- [THE RECORDS]:
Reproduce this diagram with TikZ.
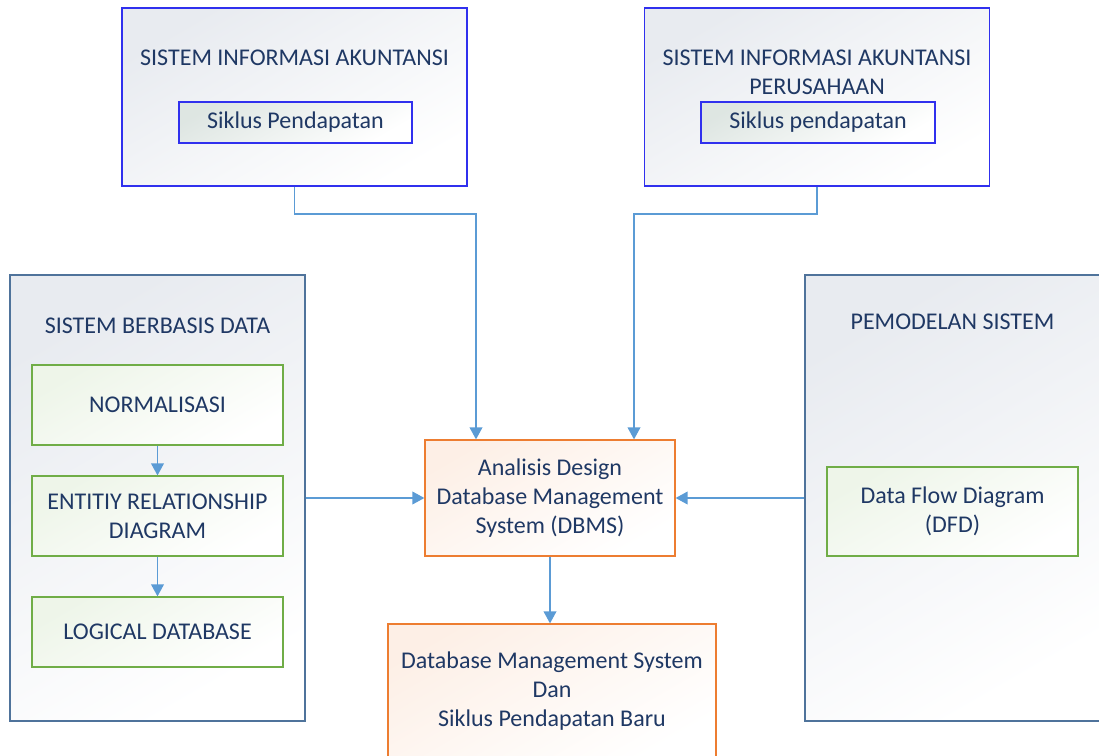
\documentclass[tikz,border=0pt]{standalone}
\usepackage{fontspec}
\setmainfont{Carlito}
\usetikzlibrary{arrows.meta,calc}
\definecolor{siablue}{HTML}{3030EE}
\definecolor{slate}{HTML}{4F739B}
\definecolor{leaf}{HTML}{70AD47}
\definecolor{rust}{HTML}{ED7D31}
\definecolor{flow}{HTML}{5B9BD5}
\definecolor{ink}{HTML}{1F3864}
\definecolor{mist}{HTML}{E8EBF0}
\newlength\pxu
\setlength\pxu{0.75pt}

\begin{document}
\begin{tikzpicture}[x=0.75pt,y=-0.75pt,
  every node/.style={font=\fontsize{18}{21.75}\selectfont, text=ink, align=center, inner sep=0pt},
  title/.style={},
  sia/.style={draw=siablue, line width=1.1pt, top color=mist, bottom color=white, shading angle=30,
    minimum width=345\pxu, minimum height=178\pxu},
  sub/.style={draw=siablue, line width=1pt, top color=leaf!8!mist, bottom color=white, shading angle=30,
    minimum width=233\pxu, minimum height=41\pxu},
  group/.style={draw=slate, line width=0.9pt, top color=mist, bottom color=white, shading angle=30,
    minimum width=295\pxu, minimum height=446\pxu},
  greenbox/.style={draw=leaf, line width=0.9pt, top color=leaf!12, bottom color=white, shading angle=30,
    minimum width=251\pxu, minimum height=80\pxu},
  orangebox/.style={draw=rust, line width=0.9pt, top color=rust!12, bottom color=white, shading angle=30},
  arr/.style={draw=flow, line width=1.2pt, -{Triangle[length=9pt,width=9.5pt]}}]

\useasboundingbox (0,0) rectangle (1099,756);

% top boxes
\node[sia] (sia) at (294.5,97) {};
\node[title] (siaT) at (294.5,58) {SISTEM INFORMASI AKUNTANSI};
\node[sub] (siaS) at (295.5,122.5) {Siklus Pendapatan};

\node[sia] (siap) at (817,97) {};
\node[title] (siapT) at (817,72.5) {SISTEM INFORMASI AKUNTANSI\\PERUSAHAAN};
\node[sub, minimum width=234\pxu] (siapS) at (818,122.5) {Siklus pendapatan};

% left group
\node[group] (sbd) at (157.5,498) {};
\node[title] (sbdT) at (157.5,326) {SISTEM BERBASIS DATA};
\node[greenbox] (norm) at (157.5,405) {NORMALISASI};
\node[greenbox] (erd) at (157.5,516) {ENTITIY RELATIONSHIP\\DIAGRAM};
\node[greenbox, minimum height=70\pxu] (logic) at (157.5,632) {LOGICAL DATABASE};

% right group
\node[group] (pem) at (952.5,498) {};
\node[title] (pemT) at (952.5,322) {PEMODELAN SISTEM};
\node[greenbox, minimum height=89\pxu] (dfd) at (952.5,511.5) {Data Flow Diagram\\(DFD)};

% centre
\node[orangebox, minimum width=250\pxu, minimum height=116\pxu] (dbms) at (550,498)
  {Analisis Design\\Database Management\\System (DBMS)};
\node[orangebox, minimum width=328\pxu, minimum height=135\pxu] (baru) at (552,691.5)
  {Database Management System\\Dan\\Siklus Pendapatan Baru};

% connectors
\draw[arr] (sia.south) -- ++(0,27) -| ($(dbms.north)+(-74,0)$);
\draw[arr] (siap.south) -- ++(0,27) -| ($(dbms.north)+(84,0)$);
\draw[arr] (sbd.east) -- (dbms.west);
\draw[arr] (pem.west) -- (dbms.east);
\draw[arr] (dbms.south) -- (dbms.south |- baru.north);
\draw[arr] (norm) -- (erd);
\draw[arr] (erd) -- (logic);
\end{tikzpicture}
\end{document}
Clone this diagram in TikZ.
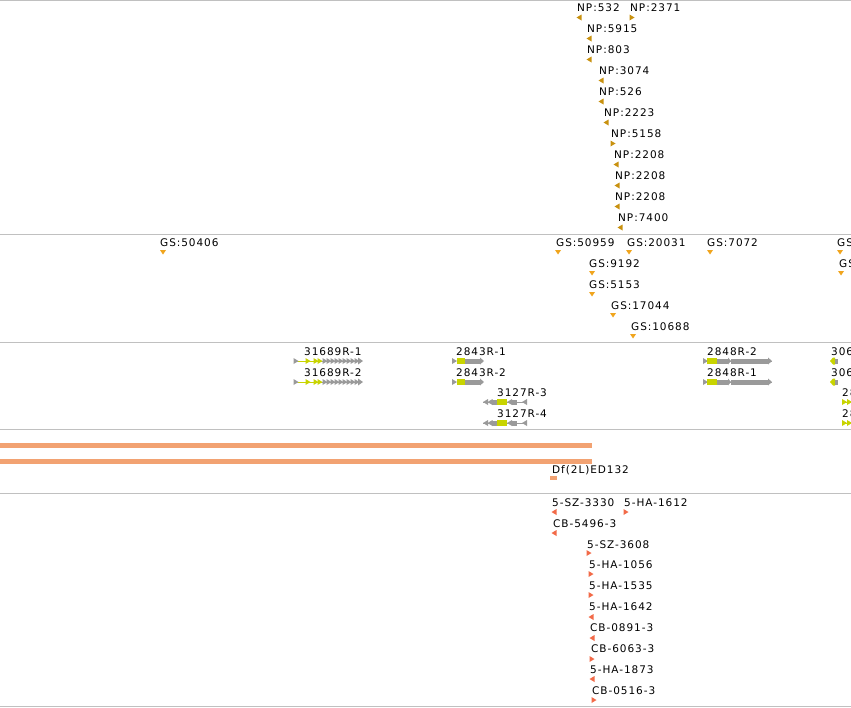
\documentclass[tikz,border=0pt]{standalone}
\usepackage{fontspec}
\setmainfont{DejaVu Sans}
\newfontfamily\lblfont[LetterSpace=9]{DejaVu Sans}
\usepackage{tikz}
\definecolor{sepgray}{HTML}{C0C0C0}
\definecolor{npgold}{HTML}{C8910F}
\definecolor{gsorange}{HTML}{F0A51E}
\definecolor{cdsgreen}{HTML}{C8D400}
\definecolor{genegray}{HTML}{9A9A9A}
\definecolor{dfsalmon}{HTML}{F2A272}
\definecolor{clonered}{HTML}{F26A48}
\tikzset{lbl/.style={anchor=base west, inner sep=0pt, font=\lblfont\fontsize{10.5}{10.5}\selectfont}}
\def\trileft[#1](#2,#3){\fill[#1] (#2+2.5,#3-3) -- (#2-2.5,#3) -- (#2+2.5,#3+3) -- cycle;}
\def\triright[#1](#2,#3){\fill[#1] (#2-2.5,#3-3) -- (#2+2.5,#3) -- (#2-2.5,#3+3) -- cycle;}
\def\tridown[#1](#2,#3){\fill[#1] (#2-3,#3-2) -- (#2+3,#3-2) -- (#2,#3+2.5) -- cycle;}
\def\genea(#1){%
	\draw[genegray, line width=1pt] (294,#1) -- (360,#1);
	\draw[cdsgreen, line width=1pt] (298,#1) -- (322,#1);
	\triright[genegray](296,#1) \triright[cdsgreen](308,#1) \triright[cdsgreen](316,#1) \triright[cdsgreen](320,#1)
	\foreach \gx in {325,329,...,357} {\triright[genegray](\gx,#1)}
	\fill[genegray] (358,#1-3.5) -- (363,#1) -- (358,#1+3.5) -- cycle;}
\def\geneb(#1){%
	\triright[genegray](454.5,#1)
	\fill[cdsgreen] (457,#1-3) rectangle (465,#1+3);
	\fill[genegray] (465,#1-2.5) rectangle (480,#1+2.5);
	\fill[genegray] (480,#1-3.5) -- (484,#1) -- (480,#1+3.5) -- cycle;}
\def\genec(#1){%
	\draw[genegray] (483,#1) -- (527,#1);
	\trileft[genegray](485.5,#1) \trileft[genegray](490,#1)
	\fill[genegray] (492,#1-2.5) rectangle (497,#1+2.5);
	\fill[cdsgreen] (497,#1-3) rectangle (507,#1+3);
	\trileft[genegray](509.5,#1)
	\fill[genegray] (512,#1-2.5) rectangle (517,#1+2.5);
	\trileft[genegray](524.5,#1)}
\def\gened(#1){%
	\draw[genegray] (704,#1) -- (772,#1);
	\triright[genegray](705.5,#1)
	\fill[cdsgreen] (707,#1-3) rectangle (717,#1+3);
	\fill[genegray] (717,#1-2.5) rectangle (728,#1+2.5);
	\fill[genegray] (728,#1-3.5) -- (731,#1) -- (728,#1+3.5) -- cycle;
	\fill[genegray] (731,#1-2.5) rectangle (768,#1+2.5);
	\fill[genegray] (768,#1-3.5) -- (772,#1) -- (768,#1+3.5) -- cycle;}
\def\genee(#1){%
	\fill[cdsgreen] (830,#1) -- (833,#1-3.5) -- (835,#1-3.5) -- (835,#1+3.5) -- (833,#1+3.5) -- cycle;
	\fill[genegray] (835,#1-2.5) rectangle (838,#1+2.5);}
\def\genef(#1){%
	\draw[cdsgreen] (842,#1) -- (851,#1);
	\triright[cdsgreen](844.5,#1) \triright[cdsgreen](849.5,#1)}

\begin{document}
\begin{tikzpicture}[x=1pt, y=-1pt]
			%%%%% START %%%%%
			
			\useasboundingbox (0,0) rectangle (851,707);
			\clip (0,0) rectangle (851,707);
			
			\draw[sepgray, line width=1pt] (0, 0.5) -- (851, 0.5);
			\draw[sepgray, line width=1pt] (0, 234) -- (851, 234);
			\draw[sepgray, line width=1pt] (0, 342) -- (851, 342);
			\draw[sepgray, line width=1pt] (0, 429) -- (851, 429);
			\draw[sepgray, line width=1pt] (0, 493) -- (851, 493);
			\draw[sepgray, line width=1pt] (0, 706) -- (851, 706);
			
			\node[lbl] (np532) at (577, 11) {NP:532};
			\trileft[npgold](579, 17.5)
			\node[lbl] (np2371) at (630, 11) {NP:2371};
			\triright[npgold](632, 17.5)
			\node[lbl] (np5915) at (587, 32) {NP:5915};
			\trileft[npgold](589, 38.5)
			\node[lbl] (np803) at (587, 53) {NP:803};
			\trileft[npgold](589, 59.5)
			\node[lbl] (np3074) at (599, 74) {NP:3074};
			\trileft[npgold](601, 80.5)
			\node[lbl] (np526) at (599, 95) {NP:526};
			\trileft[npgold](601, 101.5)
			\node[lbl] (np2223) at (604, 116) {NP:2223};
			\trileft[npgold](606, 122.5)
			\node[lbl] (np5158) at (611, 137) {NP:5158};
			\triright[npgold](613, 143.5)
			\node[lbl] (np2208a) at (614, 158) {NP:2208};
			\trileft[npgold](616, 164.5)
			\node[lbl] (np2208b) at (615, 179) {NP:2208};
			\trileft[npgold](617, 185.5)
			\node[lbl] (np2208c) at (615, 200) {NP:2208};
			\trileft[npgold](617, 206.5)
			\node[lbl] (np7400) at (618, 221) {NP:7400};
			\trileft[npgold](620, 227.5)
			
			\node[lbl] (gs50406) at (160, 246.5) {GS:50406};
			\tridown[gsorange](163, 252)
			\node[lbl] (gs50959) at (556, 246.5) {GS:50959};
			\tridown[gsorange](558, 252)
			\node[lbl] (gs20031) at (627, 246.5) {GS:20031};
			\tridown[gsorange](629, 252)
			\node[lbl] (gs7072) at (707, 246.5) {GS:7072};
			\tridown[gsorange](710, 252)
			\node[lbl] (gsedgea) at (837, 246.5) {GS};
			\tridown[gsorange](840, 252)
			\node[lbl] (gs9192) at (589, 267.5) {GS:9192};
			\tridown[gsorange](592, 273)
			\node[lbl] (gsedgeb) at (839, 267.5) {GS};
			\tridown[gsorange](841, 273)
			\node[lbl] (gs5153) at (589, 288.5) {GS:5153};
			\tridown[gsorange](592, 294)
			\node[lbl] (gs17044) at (611, 309.5) {GS:17044};
			\tridown[gsorange](613, 315)
			\node[lbl] (gs10688) at (631, 330.5) {GS:10688};
			\tridown[gsorange](633, 336)
			
			\node[lbl] (r31689a) at (304, 355) {31689R-1};
			\genea(361)
			\node[lbl] (r31689b) at (304, 376) {31689R-2};
			\genea(382)
			\node[lbl] (r2843a) at (456, 355) {2843R-1};
			\geneb(361)
			\node[lbl] (r2843b) at (456, 376) {2843R-2};
			\geneb(382)
			\node[lbl] (r3127a) at (497, 396.5) {3127R-3};
			\genec(402)
			\node[lbl] (r3127b) at (497, 417) {3127R-4};
			\genec(423)
			\node[lbl] (r2848b) at (707, 355) {2848R-2};
			\gened(361)
			\node[lbl] (r2848a) at (707, 376) {2848R-1};
			\gened(382)
			\node[lbl] (r306a) at (831, 355) {306};
			\genee(361)
			\node[lbl] (r306b) at (831, 376) {306};
			\genee(382)
			\node[lbl] (r28a) at (842, 396.5) {28};
			\genef(402)
			\node[lbl] (r28b) at (842, 417) {28};
			\genef(423)
			
			\fill[dfsalmon] (0, 443) rectangle (592, 448);
			\fill[dfsalmon] (0, 459) rectangle (592, 464);
			\node[lbl] (df132) at (552, 473) {Df(2L)ED132};
			\fill[dfsalmon] (550, 476) rectangle (557, 480);
			
			\node[lbl] (sz3330) at (552, 506) {5-SZ-3330};
			\trileft[clonered](554, 512)
			\node[lbl] (ha1612) at (624, 506) {5-HA-1612};
			\triright[clonered](626, 512)
			\node[lbl] (cb5496) at (553, 527) {CB-5496-3};
			\trileft[clonered](554, 533)
			\node[lbl] (sz3608) at (587, 548) {5-SZ-3608};
			\triright[clonered](589, 553)
			\node[lbl] (ha1056) at (589, 568.5) {5-HA-1056};
			\triright[clonered](591, 574)
			\node[lbl] (ha1535) at (589, 589.5) {5-HA-1535};
			\triright[clonered](591, 595)
			\node[lbl] (ha1642) at (589, 610.5) {5-HA-1642};
			\trileft[clonered](591, 617)
			\node[lbl] (cb0891) at (590, 631) {CB-0891-3};
			\trileft[clonered](592, 638)
			\node[lbl] (cb6063) at (591, 652) {CB-6063-3};
			\triright[clonered](592, 659)
			\node[lbl] (ha1873) at (590, 673) {5-HA-1873};
			\trileft[clonered](592, 679)
			\node[lbl] (cb0516) at (592, 694) {CB-0516-3};
			\triright[clonered](594, 700)
			
			%%%%% END %%%%%
\end{tikzpicture}
\end{document}
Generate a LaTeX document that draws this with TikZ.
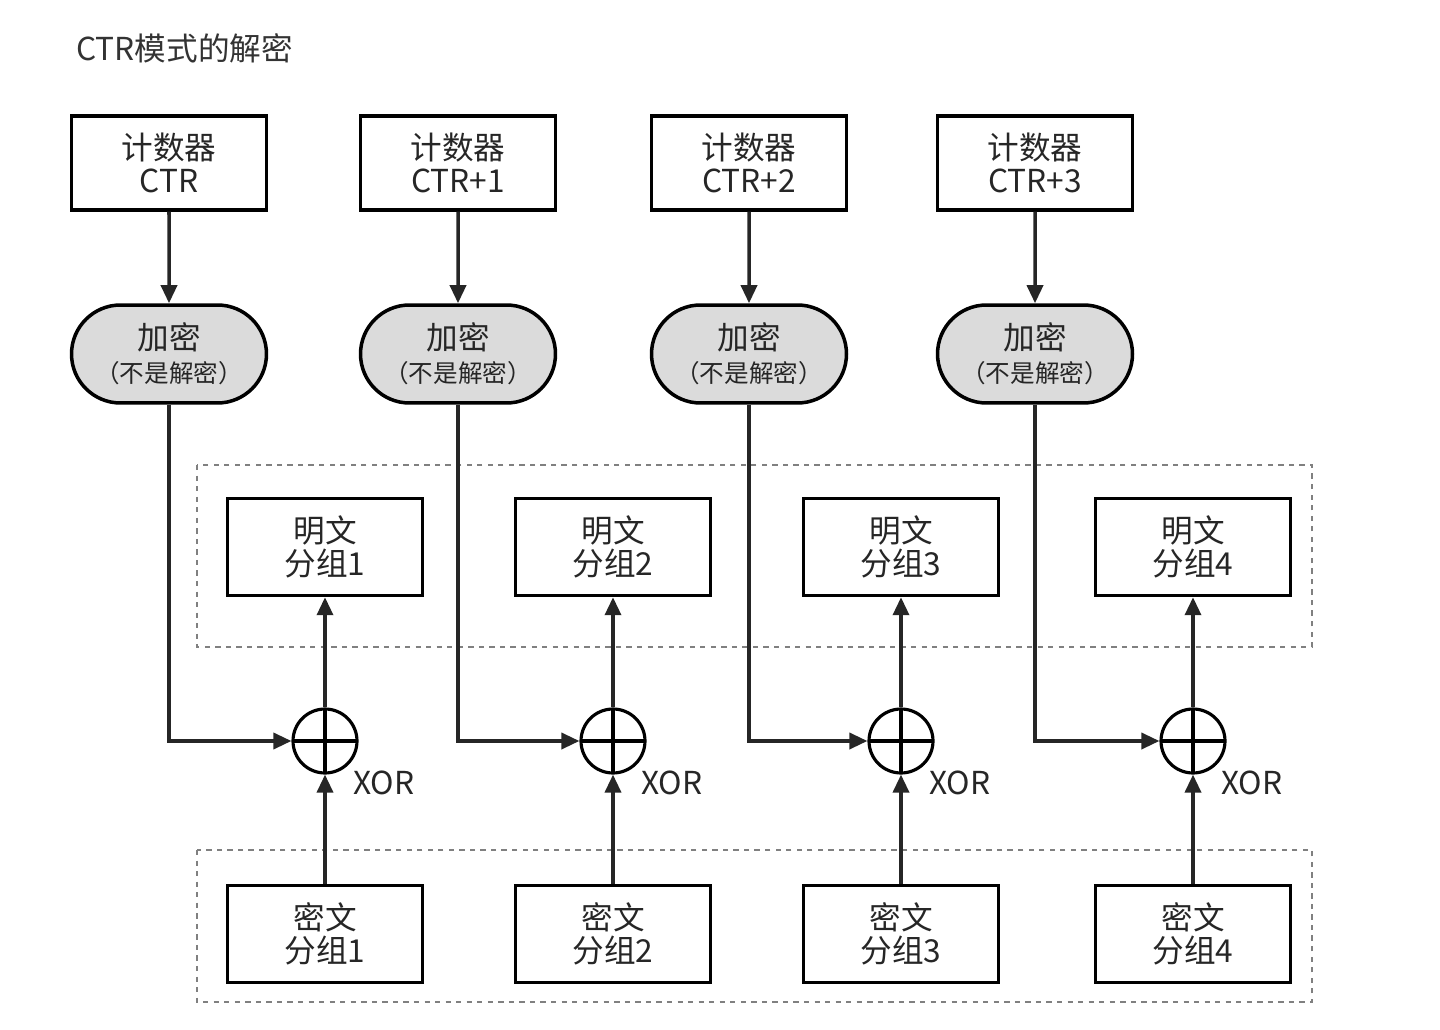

- [WORK TO BE COMPLETED]: Return, from the data, each line that has the word "with" in it.

- [SOLUTION TO THE PROBLEM]:
Reproduce this diagram with TikZ.
Generate a LaTeX document that draws this with TikZ.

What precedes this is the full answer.